Westboro+Baptist+Church+is+expected+to+protest+at+Wichita+State+on+Friday+because+of+the+universitys+inclusion+efforts%2C+including+the+Grace+Memorial+Chapel.

Westboro Baptist Church is expected to protest at Wichita State on Friday because of the university’s inclusion efforts, including the Grace Memorial Chapel.

Ascha Lee

In response to the recent controversy surrounding changes to Grace Memorial Chapel, Student Government Association held a town hall meeting Friday for students, faculty and community members to engage in discussion about the issue. About 50 people attended.

Eric Sexton — vice president of Student Affairs and executive director of Athletics — opened the meeting with a brief history of events, and stressed the conversation would be structured and held in the most respectful way possible.

“The opportunity to have these kinds of fruitful discussions in a healthy, positive, respectful way is what we do at universities and what our goals and objectives here at Wichita State University are,” Sexton said. “Tonight, we have a wonderful panel that embraces the breadth of perspectives that we need in order to have a healthy dialogue.”

The panel included SGA Sen. Taben Azad, concerned community member Lisa Ritchie, graduate student Chandler Williams — who was a proponent of the original SGA resolution — and the Rev. Christopher Eshelman, board chairperson for Campus Ministries. The discussion was led by moderator Jay Price, director of the history department, and facilitated by Sexton.

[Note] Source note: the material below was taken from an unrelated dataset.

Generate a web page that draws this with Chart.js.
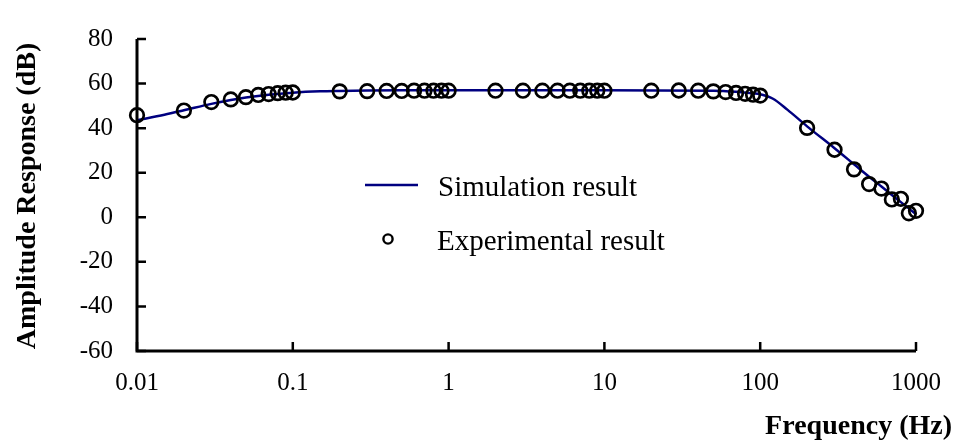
<!DOCTYPE html>
<html>
<head>
<meta charset="utf-8">
<script src="https://cdn.jsdelivr.net/npm/chart.js@4"></script>
<style>
  html, body { margin: 0; padding: 0; background: #ffffff; }
  #wrap { width: 958px; height: 444px; }
</style>
</head>
<body>
<div id="wrap"><canvas id="c" width="958" height="444"></canvas></div>
<script>
// Frequency response of the amplifier: simulated curve and measured points
const simFreq = [0.01, 0.015, 0.02, 0.03, 0.04, 0.05, 0.07, 0.1, 0.15, 0.2, 0.3, 0.5, 1, 10, 50, 70, 90, 100, 120, 150, 200, 300, 400, 500, 600, 700, 800, 900, 1000];
const simDb   = [43.5, 46.0, 48.0, 50.9, 52.6, 53.7, 55.0, 55.9, 56.5, 56.7, 56.9, 57.0, 57.0, 57.0, 56.8, 56.3, 55.6, 55.2, 53.3, 48.2, 40.8, 31.0, 23.8, 18.2, 13.8, 10.0, 6.8, 4.0, 1.3];

const expFreq = [0.01, 0.02, 0.03, 0.04, 0.05, 0.06, 0.07, 0.08, 0.09, 0.1,
                 0.2, 0.3, 0.4, 0.5, 0.6, 0.7, 0.8, 0.9, 1,
                 2, 3, 4, 5, 6, 7, 8, 9, 10,
                 20, 30, 40, 50, 60, 70, 80, 90, 100,
                 200, 300, 400, 500, 600, 700, 800, 900, 1000];
const expDb   = [45.8, 47.9, 51.7, 52.9, 53.9, 54.9, 55.3, 55.7, 55.9, 56.0,
                 56.5, 56.6, 56.7, 56.7, 56.8, 56.8, 56.8, 56.8, 56.8,
                 56.8, 56.8, 56.8, 56.8, 56.8, 56.8, 56.8, 56.8, 56.8,
                 56.8, 56.9, 56.8, 56.5, 56.2, 55.8, 55.4, 55.0, 54.6,
                 40.1, 30.3, 21.5, 14.9, 12.9, 8.0, 8.3, 1.8, 2.9];

const xTickValues = [0.01, 0.1, 1, 10, 100, 1000];
const xTickLabels = ['0.01', '0.1', '1', '10', '100', '1000'];
const yTickValues = [-60, -40, -20, 0, 20, 40, 60, 80];

const seriesNames = ['Simulation result', 'Experimental result'];
const axisTitles = { x: 'Frequency (Hz)', y: 'Amplitude Response (dB)' };

const SERIF = '"Liberation Serif", "Times New Roman", serif';
const LINE_COLOR = '#000080';

// Axis lines with inward tick marks
const axesPlugin = {
  id: 'axesInward',
  afterDatasetsDraw(chart) {
    const { ctx, chartArea: a, scales: { x, y } } = chart;
    ctx.save();
    ctx.strokeStyle = '#000';
    ctx.lineWidth = 3;
    ctx.lineCap = 'butt';
    ctx.beginPath();
    ctx.moveTo(a.left, a.top);
    ctx.lineTo(a.left, a.bottom);
    ctx.lineTo(a.right, a.bottom);
    ctx.stroke();
    ctx.lineWidth = 2.5;
    ctx.beginPath();
    yTickValues.forEach(v => {
      const py = y.getPixelForValue(v);
      ctx.moveTo(a.left, py);
      ctx.lineTo(a.left + 9, py);
    });
    xTickValues.forEach(v => {
      const px = x.getPixelForValue(v);
      ctx.moveTo(px, a.bottom);
      ctx.lineTo(px, a.bottom - 9);
    });
    ctx.stroke();
    ctx.restore();
  }
};

// Axis titles and the in-plot legend
const labelsPlugin = {
  id: 'labelsAndLegend',
  afterDraw(chart) {
    const { ctx } = chart;
    ctx.save();
    ctx.fillStyle = '#000';
    ctx.font = 'bold 28px ' + SERIF;
    ctx.textAlign = 'right';
    ctx.textBaseline = 'alphabetic';
    ctx.fillText(axisTitles.x, 952, 434);

    ctx.translate(35, 196);
    ctx.rotate(-Math.PI / 2);
    ctx.textAlign = 'center';
    ctx.fillText(axisTitles.y, 0, 0);
    ctx.restore();

    ctx.save();
    ctx.font = '29px ' + SERIF;
    ctx.fillStyle = '#000';
    ctx.textAlign = 'left';
    ctx.textBaseline = 'alphabetic';
    ctx.strokeStyle = LINE_COLOR;
    ctx.lineWidth = 2.5;
    ctx.beginPath();
    ctx.moveTo(365, 185);
    ctx.lineTo(418, 185);
    ctx.stroke();
    ctx.fillText(seriesNames[0], 438, 196);

    ctx.strokeStyle = '#000';
    ctx.lineWidth = 2.4;
    ctx.beginPath();
    ctx.arc(388, 239, 4.6, 0, Math.PI * 2);
    ctx.stroke();
    ctx.fillText(seriesNames[1], 437, 250);
    ctx.restore();
  }
};

new Chart(document.getElementById('c'), {
  type: 'line',
  data: {
    datasets: [
      {
        label: seriesNames[0],
        data: simFreq.map((f, i) => ({ x: f, y: simDb[i] })),
        borderColor: LINE_COLOR,
        borderWidth: 2.5,
        pointRadius: 0,
        fill: false,
        cubicInterpolationMode: 'monotone',
        clip: false,
        order: 2
      },
      {
        label: seriesNames[1],
        data: expFreq.map((f, i) => ({ x: f, y: expDb[i] })),
        showLine: false,
        pointStyle: 'circle',
        pointRadius: 6.8,
        pointBorderWidth: 2.7,
        pointBorderColor: '#000',
        pointBackgroundColor: 'rgba(0,0,0,0)',
        clip: false,
        order: 1
      }
    ]
  },
  options: {
    responsive: false,
    animation: false,
    devicePixelRatio: 1,
    layout: { padding: { left: 0, right: 41, top: 24, bottom: 0 } },
    plugins: { legend: { display: false }, tooltip: { enabled: false } },
    scales: {
      x: {
        type: 'logarithmic',
        min: 0.01,
        max: 1000,
        grid: { display: false, drawTicks: false },
        border: { display: false },
        afterBuildTicks(scale) { scale.ticks = xTickValues.map(v => ({ value: v })); },
        afterFit(scale) { scale.height = 93; },
        ticks: {
          autoSkip: false,
          maxRotation: 0,
          padding: 17,
          color: '#000',
          font: { family: SERIF, size: 25 },
          callback(value) {
            const i = xTickValues.indexOf(value);
            return i >= 0 ? xTickLabels[i] : '';
          }
        }
      },
      y: {
        min: -60,
        max: 80,
        grid: { display: false, drawTicks: false },
        border: { display: false },
        afterBuildTicks(scale) { scale.ticks = yTickValues.map(v => ({ value: v })); },
        afterFit(scale) { scale.width = 137; },
        ticks: {
          padding: 24,
          color: '#000',
          font: { family: SERIF, size: 25 }
        }
      }
    }
  },
  plugins: [axesPlugin, labelsPlugin]
});
</script>
</body>
</html>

The panelists were asked several questions regarding their stances on the controversy and were given a specific amount of time to answer.

All panelists agreed that respecting all faiths was a top priority for them, no matter what their individual opinions were.

“We can all agree that faith shapes who we are,” Williams said. “Other faiths, in my experience, can only help your personal faith grow stronger, not hinder it. We are finally exposing something that has been silent for too long. Disagreement is not a problem, but disrespect is a problem.”

Ritchie disagreed with the renovations to the chapel.

“I’m standing up for Jesus Christ,” Ritchie said. “I’m sad that this Christian chapel has been turned into an interfaith building. I think she (Mrs. Harvey D. Grace) intended it to be a Christian church to point all creeds and faiths to Jesus Christ.”

Sexton explained during his opening address that Grace intended for the chapel to be used by many different faiths for their worship. However, Ritchie said she thought Grace donated the funds for the chapel with the intent of it being a place for people of other religions to learn about and only worship according to the Christian faith.

The rest of the panel appreciated Ritchie’s presence and input as a concerned community member, and audience members said they thought the different perspectives from the panel were productive.

“I think it’s awesome that they got a diversity of opinions on the panel,” said Kiah Duggins, SGA chief of staff.